Regrettably, it’s difficult to highlight bipartisanship in a month where political polarization brought us to a government shutdown and the brink of defaulting on our fiscal obligations as a nation.
Fortunately, a group of Senators were able to facilitate a last minute agreement. But it never should have come to that point. And it must not again.
A bipartisan, bicameral conference committee has been convened to reconcile the differences between the widely divergent House and Senate budgets passed earlier this year. The committee is required to conclude and report on December 13.
However, there is no penalty in law for a failure to do so. That means, we have to provide the penalty ? and communicate clearly to our elected officials throughout the next month-and-a-half that we will do just that, and that failure to arrive at a consensus is not an option.
The main areas of contention are well known and have existed already for a number of years ? ranging to the extent of reform to our entitlement programs; to the level of additional revenues, if any; to the levels of spending going forward. There are major differences in each of these areas between the two parties, but they are not insurmountable.
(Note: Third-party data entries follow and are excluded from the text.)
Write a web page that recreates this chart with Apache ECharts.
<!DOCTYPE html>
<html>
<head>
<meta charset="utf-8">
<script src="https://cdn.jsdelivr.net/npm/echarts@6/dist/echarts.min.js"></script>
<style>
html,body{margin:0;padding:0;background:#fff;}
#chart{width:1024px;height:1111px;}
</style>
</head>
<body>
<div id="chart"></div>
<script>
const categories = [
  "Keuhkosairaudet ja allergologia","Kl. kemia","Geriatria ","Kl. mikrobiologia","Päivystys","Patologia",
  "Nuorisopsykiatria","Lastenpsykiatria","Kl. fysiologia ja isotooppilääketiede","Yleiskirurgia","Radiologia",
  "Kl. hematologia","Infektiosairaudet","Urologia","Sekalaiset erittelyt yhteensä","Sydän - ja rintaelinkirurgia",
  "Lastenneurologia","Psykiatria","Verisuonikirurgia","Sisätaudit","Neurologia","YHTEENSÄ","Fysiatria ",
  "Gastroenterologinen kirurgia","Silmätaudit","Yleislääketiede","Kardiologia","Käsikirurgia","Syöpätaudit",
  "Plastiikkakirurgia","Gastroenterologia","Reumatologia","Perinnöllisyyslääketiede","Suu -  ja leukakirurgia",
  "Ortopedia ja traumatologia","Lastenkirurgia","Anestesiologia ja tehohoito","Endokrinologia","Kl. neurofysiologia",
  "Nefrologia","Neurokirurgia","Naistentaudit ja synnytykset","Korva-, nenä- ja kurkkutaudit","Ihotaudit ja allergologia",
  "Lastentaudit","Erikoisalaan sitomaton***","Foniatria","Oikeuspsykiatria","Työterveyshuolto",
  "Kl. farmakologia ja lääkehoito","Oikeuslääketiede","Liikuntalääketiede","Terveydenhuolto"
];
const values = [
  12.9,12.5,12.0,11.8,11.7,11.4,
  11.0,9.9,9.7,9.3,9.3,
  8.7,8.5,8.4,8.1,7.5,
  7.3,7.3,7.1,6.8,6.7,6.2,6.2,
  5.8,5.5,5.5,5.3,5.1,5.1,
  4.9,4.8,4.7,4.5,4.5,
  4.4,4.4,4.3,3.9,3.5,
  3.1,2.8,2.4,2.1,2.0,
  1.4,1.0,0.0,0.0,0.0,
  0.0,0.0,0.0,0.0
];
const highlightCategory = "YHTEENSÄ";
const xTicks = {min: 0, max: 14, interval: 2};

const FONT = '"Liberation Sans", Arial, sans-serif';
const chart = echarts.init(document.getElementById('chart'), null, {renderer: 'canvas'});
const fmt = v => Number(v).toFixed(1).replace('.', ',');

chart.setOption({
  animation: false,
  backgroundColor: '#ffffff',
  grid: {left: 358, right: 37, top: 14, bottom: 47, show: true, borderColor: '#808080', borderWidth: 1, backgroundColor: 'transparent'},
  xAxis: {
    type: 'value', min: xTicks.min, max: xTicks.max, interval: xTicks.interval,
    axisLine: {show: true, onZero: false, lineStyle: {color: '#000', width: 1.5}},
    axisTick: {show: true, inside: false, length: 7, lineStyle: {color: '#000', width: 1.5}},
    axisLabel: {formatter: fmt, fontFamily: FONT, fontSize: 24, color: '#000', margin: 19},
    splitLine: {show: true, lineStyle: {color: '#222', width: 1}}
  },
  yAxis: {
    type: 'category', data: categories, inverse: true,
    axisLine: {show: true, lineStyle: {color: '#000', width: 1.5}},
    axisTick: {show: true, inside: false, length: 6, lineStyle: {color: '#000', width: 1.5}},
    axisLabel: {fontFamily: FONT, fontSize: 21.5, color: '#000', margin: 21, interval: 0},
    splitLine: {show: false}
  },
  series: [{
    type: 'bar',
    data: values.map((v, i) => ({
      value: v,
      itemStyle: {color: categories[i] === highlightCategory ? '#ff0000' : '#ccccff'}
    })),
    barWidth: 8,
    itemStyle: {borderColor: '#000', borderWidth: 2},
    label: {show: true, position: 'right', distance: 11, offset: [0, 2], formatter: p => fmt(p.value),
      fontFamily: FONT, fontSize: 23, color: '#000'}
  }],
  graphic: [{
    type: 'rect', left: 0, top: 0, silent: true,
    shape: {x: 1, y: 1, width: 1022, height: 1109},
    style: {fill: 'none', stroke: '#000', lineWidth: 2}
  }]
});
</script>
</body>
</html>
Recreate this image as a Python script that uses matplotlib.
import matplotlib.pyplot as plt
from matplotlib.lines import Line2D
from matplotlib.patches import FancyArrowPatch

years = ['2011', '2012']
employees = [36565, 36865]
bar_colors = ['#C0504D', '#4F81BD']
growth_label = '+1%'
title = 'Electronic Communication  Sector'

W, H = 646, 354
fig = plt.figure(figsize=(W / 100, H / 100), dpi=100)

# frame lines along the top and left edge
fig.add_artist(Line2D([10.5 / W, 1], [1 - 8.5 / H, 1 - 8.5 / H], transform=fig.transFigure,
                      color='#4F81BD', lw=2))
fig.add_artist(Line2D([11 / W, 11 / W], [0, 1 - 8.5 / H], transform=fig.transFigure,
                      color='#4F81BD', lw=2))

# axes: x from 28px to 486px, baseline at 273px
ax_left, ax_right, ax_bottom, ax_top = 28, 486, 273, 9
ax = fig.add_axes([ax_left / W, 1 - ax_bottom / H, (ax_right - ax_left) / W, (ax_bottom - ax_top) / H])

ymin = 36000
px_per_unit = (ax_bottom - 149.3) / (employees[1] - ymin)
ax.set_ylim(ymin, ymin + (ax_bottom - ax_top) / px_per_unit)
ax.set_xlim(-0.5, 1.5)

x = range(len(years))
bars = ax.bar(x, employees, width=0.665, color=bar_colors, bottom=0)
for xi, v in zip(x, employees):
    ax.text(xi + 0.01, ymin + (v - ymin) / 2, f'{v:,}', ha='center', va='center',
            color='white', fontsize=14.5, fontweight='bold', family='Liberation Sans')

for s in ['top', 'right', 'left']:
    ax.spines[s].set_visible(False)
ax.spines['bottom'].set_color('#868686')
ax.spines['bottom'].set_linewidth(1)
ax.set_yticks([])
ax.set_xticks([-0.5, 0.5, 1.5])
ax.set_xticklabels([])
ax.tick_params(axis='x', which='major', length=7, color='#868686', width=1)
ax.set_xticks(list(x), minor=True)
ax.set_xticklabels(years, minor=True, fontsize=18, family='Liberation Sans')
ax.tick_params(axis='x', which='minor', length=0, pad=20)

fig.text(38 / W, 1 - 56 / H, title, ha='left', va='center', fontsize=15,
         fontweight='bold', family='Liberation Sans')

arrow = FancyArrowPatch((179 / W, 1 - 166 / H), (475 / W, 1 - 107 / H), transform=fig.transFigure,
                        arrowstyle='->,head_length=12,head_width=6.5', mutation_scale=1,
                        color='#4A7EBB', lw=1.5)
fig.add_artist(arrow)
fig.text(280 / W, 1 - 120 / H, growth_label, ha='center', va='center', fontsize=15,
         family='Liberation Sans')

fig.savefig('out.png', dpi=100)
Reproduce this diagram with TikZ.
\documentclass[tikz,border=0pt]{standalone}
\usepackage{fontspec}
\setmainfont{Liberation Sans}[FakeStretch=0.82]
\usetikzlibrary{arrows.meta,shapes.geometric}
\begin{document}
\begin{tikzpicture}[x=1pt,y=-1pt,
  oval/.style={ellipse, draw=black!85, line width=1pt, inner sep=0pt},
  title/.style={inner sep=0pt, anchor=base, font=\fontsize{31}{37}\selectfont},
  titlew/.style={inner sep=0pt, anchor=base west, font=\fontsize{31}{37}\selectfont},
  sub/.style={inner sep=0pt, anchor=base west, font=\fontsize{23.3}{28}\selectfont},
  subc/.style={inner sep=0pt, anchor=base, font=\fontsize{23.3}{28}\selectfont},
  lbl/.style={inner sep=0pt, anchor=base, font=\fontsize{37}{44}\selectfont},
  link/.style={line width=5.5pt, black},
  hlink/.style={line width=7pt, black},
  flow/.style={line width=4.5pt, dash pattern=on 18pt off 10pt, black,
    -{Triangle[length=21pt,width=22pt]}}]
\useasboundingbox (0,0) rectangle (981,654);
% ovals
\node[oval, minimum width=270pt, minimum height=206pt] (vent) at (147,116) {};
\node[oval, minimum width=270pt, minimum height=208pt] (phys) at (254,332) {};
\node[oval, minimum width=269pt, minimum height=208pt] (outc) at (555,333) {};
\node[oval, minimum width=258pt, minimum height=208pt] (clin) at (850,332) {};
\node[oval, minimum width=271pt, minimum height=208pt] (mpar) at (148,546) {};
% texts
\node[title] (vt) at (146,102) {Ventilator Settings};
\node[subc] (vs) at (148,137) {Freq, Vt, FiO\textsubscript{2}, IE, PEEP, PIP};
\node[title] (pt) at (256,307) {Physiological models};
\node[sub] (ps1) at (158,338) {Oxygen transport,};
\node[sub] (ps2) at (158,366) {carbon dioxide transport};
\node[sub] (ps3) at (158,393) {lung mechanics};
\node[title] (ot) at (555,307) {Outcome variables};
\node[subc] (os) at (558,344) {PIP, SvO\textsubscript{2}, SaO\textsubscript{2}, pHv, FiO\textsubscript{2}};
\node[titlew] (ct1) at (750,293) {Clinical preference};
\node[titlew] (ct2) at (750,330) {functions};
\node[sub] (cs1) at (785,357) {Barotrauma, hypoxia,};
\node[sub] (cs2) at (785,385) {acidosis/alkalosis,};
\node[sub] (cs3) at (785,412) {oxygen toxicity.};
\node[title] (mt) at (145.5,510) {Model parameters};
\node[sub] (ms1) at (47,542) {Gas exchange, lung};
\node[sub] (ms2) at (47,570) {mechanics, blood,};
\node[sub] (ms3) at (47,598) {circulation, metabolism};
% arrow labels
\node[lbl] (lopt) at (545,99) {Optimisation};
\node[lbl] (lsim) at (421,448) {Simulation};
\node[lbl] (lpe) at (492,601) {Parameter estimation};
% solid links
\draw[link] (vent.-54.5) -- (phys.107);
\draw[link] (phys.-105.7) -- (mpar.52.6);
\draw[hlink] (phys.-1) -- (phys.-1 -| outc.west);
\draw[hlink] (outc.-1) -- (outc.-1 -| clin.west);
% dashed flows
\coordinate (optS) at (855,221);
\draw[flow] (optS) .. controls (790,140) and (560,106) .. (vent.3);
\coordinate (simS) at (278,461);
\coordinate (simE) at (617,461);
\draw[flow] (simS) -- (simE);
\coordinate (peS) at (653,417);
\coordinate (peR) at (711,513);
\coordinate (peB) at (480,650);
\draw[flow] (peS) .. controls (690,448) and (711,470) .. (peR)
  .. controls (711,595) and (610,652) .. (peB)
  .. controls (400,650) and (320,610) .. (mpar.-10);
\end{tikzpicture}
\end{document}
Common ground exists if those in Washington have the will, and the incentive, to find it.
From the Americans with Disabilities Act to Campaign Finance Reform to No Child Left Behind and more, many significant legislative achievements have been successful due to cross-party collaboration. Rather than lamenting cooperation as a relic of days gone by, the Bipartisan Champions series will highlight current lawmakers who are working across the aisle and getting things done. By showcasing those who are putting partisan differences aside in order to put national interests first, BPC hopes to encourage more of this activity among our elected leaders in Washington, DC.